Jay’s hiring position was to be Dr. Johnny Mac Smith’s ambulatory rider. It was a bittersweet time, since Jay’s first year was to be Dr. Smith’s last in the practice. He recalled being at an appointment and seeing the effect of the veterinarian’s allergies.

“It was a really sad turn of events,” Jay said. “I felt very lucky to have the opportunity.”

When Dr. Smith moved to Kentucky, Jay became Dr. Kevin Hahn’s rider.  After the Peterson and Smith Equine Reproduction Center opened in 1999, Jay became a part of the team helping care for the recipient mare herd.

“I think it’s just a very fortunate occurrence for me. I have been very lucky to work with the people I have over the years,” Jay said. “I can’t say I wasn’t hoping it would go in that direction because I do have an interest (in this area), and having the opportunity to work here was real nice – that was a real blessing. And to work with the people I do, again, I’m very, very fortunate.”

At the ERC, Jay works closely with D. Phil Matthews, Dr. Luis Cadena and Dr. Tanya Thacker. The wealth of knowledge he’s earned from the staff is priceless, he said.

“I think there’s people out there that would give their eye teeth (to have this experience). They would pay to work here,” Jay said.

There isn’t much Jay could ask more for, he said.  He and his wife Susan have been together for 25 years, eight of which has been married. They didn’t want to rush into anything, he joked. He has two step-children and the couple has three dogs.

Susan, having grown up in the Standardbred word as well, wanted horses, but Jay said he didn’t want to achieve the ambition of living in a tent just yet. Jay said he feels he owns horses already.

“It’s kind of the best of both worlds,” he explained. “I get to enjoy their company and I don’t have to pay the bills and I actually get paid to be with them. It’s pretty awesome.”

But it is the connections he has made with the people he works with that is the greatest experience, Jay said. The staff is not simply his co-workers or employers, but friends and extended family. He recalled a time when his mother passed away just two years after starting with PSEH. When he came back from being with his family, he said the kindness and consideration he received will always be held dear.

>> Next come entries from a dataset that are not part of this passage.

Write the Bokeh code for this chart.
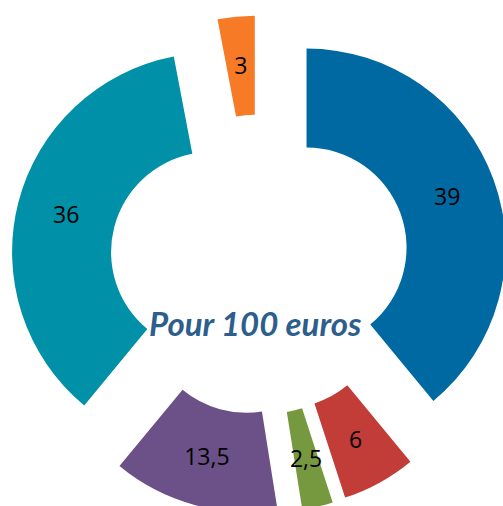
import numpy as np
from bokeh.plotting import figure
from bokeh.models import Range1d, ColumnDataSource
from bokeh.core.properties import value
from bokeh.embed import file_html
from bokeh.resources import INLINE

values = [39, 6, 2.5, 13.5, 36, 3]
labels = ["39", "6", "2,5", "13,5", "36", "3"]
colors = ["#0069a1", "#c23d38", "#76993f", "#6b5187", "#0090a8", "#f77a26"]
title_text = "Pour 100 euros"

W, H = 503, 506
cx, cy = 259, 242
r_in, r_out, explode = 100, 199, 50

v = np.array(values, dtype=float)
cum = np.cumsum(v) / v.sum() * 2 * np.pi
start_cw = np.concatenate([[0], cum[:-1]])
end_cw = cum
mid = (start_cw + end_cw) / 2
xs = cx + explode * np.sin(mid)
ys = cy + explode * np.cos(mid)
start_ang = np.pi / 2 - end_cw
end_ang = np.pi / 2 - start_cw
r_lab = (r_in + r_out) / 2
lx = xs + r_lab * np.sin(mid)
ly = ys + r_lab * np.cos(mid)

src = ColumnDataSource(dict(x=xs, y=ys, s=start_ang, e=end_ang, c=colors,
                            lx=lx, ly=ly, t=labels))

p = figure(width=W, height=H, output_backend="svg", toolbar_location=None,
           x_range=Range1d(0, W), y_range=Range1d(0, H), min_border=0)
p.axis.visible = False
p.grid.visible = False
p.outline_line_color = None

p.annular_wedge(x="x", y="y", inner_radius=r_in, outer_radius=r_out,
                start_angle="s", end_angle="e", fill_color="c",
                line_color=None, source=src)
p.text(x="lx", y="ly", text="t", source=src, text_align="center",
       text_baseline="middle", text_font=value("Open Sans"),
       text_font_size="23px", text_color="#000000")
p.text(x=[255], y=[506 - 322], text=[title_text], text_align="center",
       text_baseline="middle", text_font=value("Lato"),
       text_font_style="bold italic", text_font_size="33px",
       text_color="#2d5e8c")

open("out.html", "w").write(file_html(p, INLINE))
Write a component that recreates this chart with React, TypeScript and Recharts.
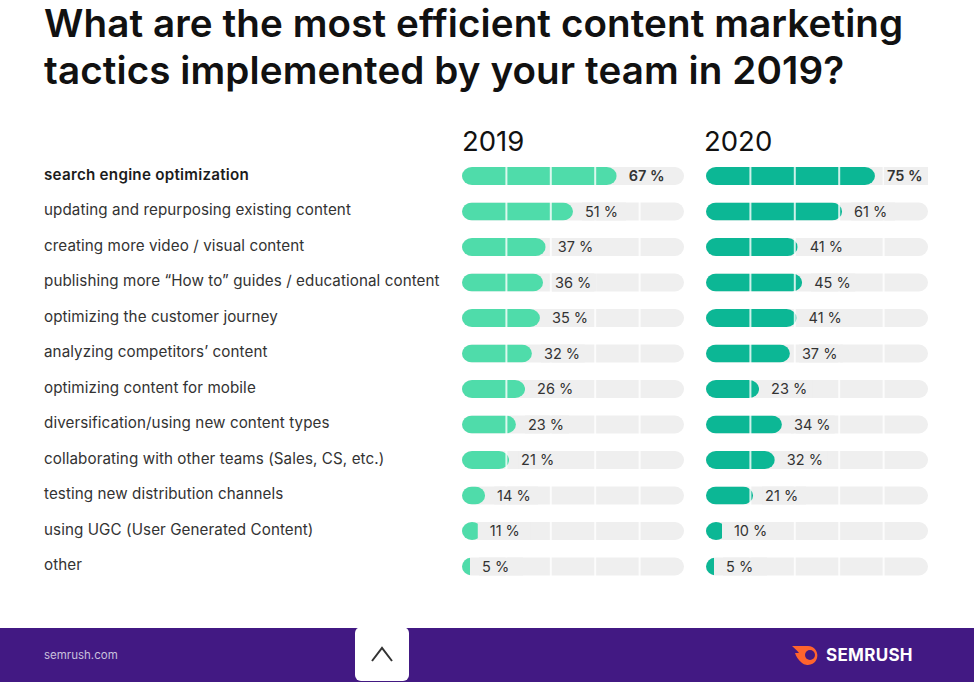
import React from "react";
import { BarChart, Bar, XAxis, YAxis, ReferenceLine, LabelList } from "recharts";

const FONT = "Inter, 'Noto Sans', sans-serif";

const TACTICS = [
  "search engine optimization",
  "updating and repurposing existing content",
  "creating more video / visual content",
  "publishing more “How to” guides / educational content",
  "optimizing the customer journey",
  "analyzing competitors’ content",
  "optimizing content for mobile",
  "diversification/using new content types",
  "collaborating with other teams (Sales, CS, etc.)",
  "testing new distribution channels",
  "using UGC (User Generated Content)",
  "other",
];

// printed percentages
const PRINTED_2019 = [67, 51, 37, 36, 35, 32, 26, 23, 21, 14, 11, 5];
const PRINTED_2020 = [75, 61, 41, 45, 41, 37, 23, 34, 32, 21, 10, 5];

// drawn bar lengths as % of the track, they differ a bit from the printed numbers
const DRAWN_2019 = [69.7, 50, 37.7, 36.5, 35.1, 31.5, 28.4, 24.3, 21.2, 10.4, 7.1, 3.6];
const DRAWN_2020 = [76.1, 61.3, 41.3, 43.3, 40.8, 37.8, 23.9, 34.2, 31, 21.2, 7.2, 3.6];

const DIVIDERS = [20, 40, 60, 80];

const ROW_HEIGHT = 426;
const BAR_HEIGHT = 18;
const RADIUS = 10;
const TRACK = "#efefef";

const makeRows = (drawn: number[], printed: number[]) =>
  TACTICS.map((name, i) => ({ name, drawn: drawn[i], printed: printed[i] }));

// the bar is a pill cut off at its value, so short bars keep the pill's curve
function PillBar(props: any) {
  const { x, y, width, height, fill, index, idPrefix } = props;
  const id = `${idPrefix}-${index}`;
  return (
    <g>
      <clipPath id={id}>
        <rect x={x} y={y} width={width} height={height} />
      </clipPath>
      <rect
        x={x}
        y={y}
        width={Math.max(width, RADIUS * 2)}
        height={height}
        rx={RADIUS}
        ry={RADIUS}
        fill={fill}
        clipPath={`url(#${id})`}
      />
    </g>
  );
}

function ValueLabel(props: any) {
  const { x, y, width, height, value, index } = props;
  const tx = x + width + 12;
  const cy = y + height / 2;
  return (
    <g>
      <rect x={tx - 3} y={y} width={44} height={height} fill={TRACK} />
      <text
        x={tx}
        y={cy + 5}
        fontFamily={FONT}
        fontSize={14.5}
        fontWeight={index === 0 ? 600 : 400}
        fill="#333333"
      >
        {`${value} %`}
      </text>
    </g>
  );
}

function TacticTick(props: any) {
  const { y, payload, index } = props;
  return (
    <text
      x={44}
      y={y + 4}
      fontFamily={FONT}
      fontSize={15.2}
      letterSpacing={index === 0 ? 0.25 : 0.08}
      fontWeight={index === 0 ? 600 : 400}
      fill={index === 0 ? "#1c1c1c" : "#333333"}
    >
      {payload.value}
    </text>
  );
}

function YearChart(props: {
  rows: { name: string; drawn: number; printed: number }[];
  color: string;
  id: string;
  width: number;
  axisWidth: number;
  marginLeft: number;
}) {
  return (
    <BarChart
      width={props.width}
      height={ROW_HEIGHT}
      data={props.rows}
      layout="vertical"
      margin={{ top: 0, right: 0, bottom: 0, left: props.marginLeft }}
    >
      <XAxis type="number" domain={[0, 100]} hide />
      <YAxis
        type="category"
        dataKey="name"
        width={props.axisWidth}
        hide={props.axisWidth === 0}
        axisLine={false}
        tickLine={false}
        interval={0}
        tick={<TacticTick />}
      />
      {DIVIDERS.map((d) => (
        <ReferenceLine key={d} x={d} stroke="#ffffff" strokeWidth={2} strokeOpacity={0.8} zIndex={500} />
      ))}
      <Bar
        dataKey="drawn"
        barSize={BAR_HEIGHT}
        fill={props.color}
        isAnimationActive={false}
        background={{ fill: TRACK, radius: RADIUS } as any}
        shape={(p: any) => <PillBar {...p} idPrefix={props.id} />}
      >
        <LabelList dataKey="printed" content={<ValueLabel />} zIndex={600} />
      </Bar>
    </BarChart>
  );
}

export default function App() {
  return (
    <div
      style={{
        position: "absolute",
        left: 0,
        top: 0,
        width: 974,
        height: 683,
        background: "#ffffff",
        overflow: "hidden",
        fontFamily: FONT,
      }}
    >
      <div
        style={{
          position: "absolute",
          left: 44,
          top: 0,
          fontSize: 38.6,
          letterSpacing: 0.1,
          lineHeight: "47px",
          fontWeight: 600,
          color: "#111111",
          whiteSpace: "nowrap",
        }}
      >
        What are the most efficient content marketing
        <br />
        tactics implemented by your team in 2019?
      </div>

      <div style={{ position: "absolute", left: 462, top: 124, fontSize: 27.5, color: "#111111" }}>2019</div>
      <div style={{ position: "absolute", left: 704, top: 124, fontSize: 27.5, color: "#111111" }}>2020</div>

      <div style={{ position: "absolute", left: 0, top: 158 }}>
        <YearChart
          rows={makeRows(DRAWN_2019, PRINTED_2019)}
          color="#4fdcaa"
          id="y2019"
          width={684}
          axisWidth={418}
          marginLeft={44}
        />
      </div>
      <div style={{ position: "absolute", left: 706, top: 158 }}>
        <YearChart
          rows={makeRows(DRAWN_2020, PRINTED_2020)}
          color="#0cb795"
          id="y2020"
          width={222}
          axisWidth={0}
          marginLeft={0}
        />
      </div>

      <div style={{ position: "absolute", left: 0, top: 628, width: 974, height: 54, background: "#421983" }} />
      <div style={{ position: "absolute", left: 44, top: 648, fontSize: 11.5, color: "#c9c0dd" }}>semrush.com</div>
      <div
        style={{
          position: "absolute",
          left: 355,
          top: 627,
          width: 54,
          height: 54,
          borderRadius: 6,
          background: "#ffffff",
        }}
      />
      <svg style={{ position: "absolute", left: 370, top: 645 }} width={24} height={18}>
        <polyline points="2,16 12,3 22,16" fill="none" stroke="#333333" strokeWidth={2} />
      </svg>
      <svg style={{ position: "absolute", left: 790, top: 644 }} width={36} height={22}>
        <path d="M2 2 H18 A9.5 9.5 0 1 1 12 19 C8 16 6 12 5 9 L9 9 C7 6 4 4 2 2 Z" fill="#ff642d" />
        <circle cx={20} cy={11} r={5} fill="#421983" />
      </svg>
      <div
        style={{
          position: "absolute",
          left: 826,
          top: 645,
          fontSize: 17,
          fontWeight: 700,
          letterSpacing: 0.3,
          color: "#ffffff",
        }}
      >
        SEMRUSH
      </div>
    </div>
  );
}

“I got the biggest, warmest hug from Dr. (Faith) Hughes and that hug really made me feel better, it honestly did. To this day and until I die, I’ll always remember that.”

You won’t find a more humble and gracious man than Jay. Everything he says and does exudes appreciation for the life he has lived and what he has.

“If you have good friends and health and family, you’re a pretty lucky person, and I’m extremely lucky – extremely fortunate to be a part of this team.”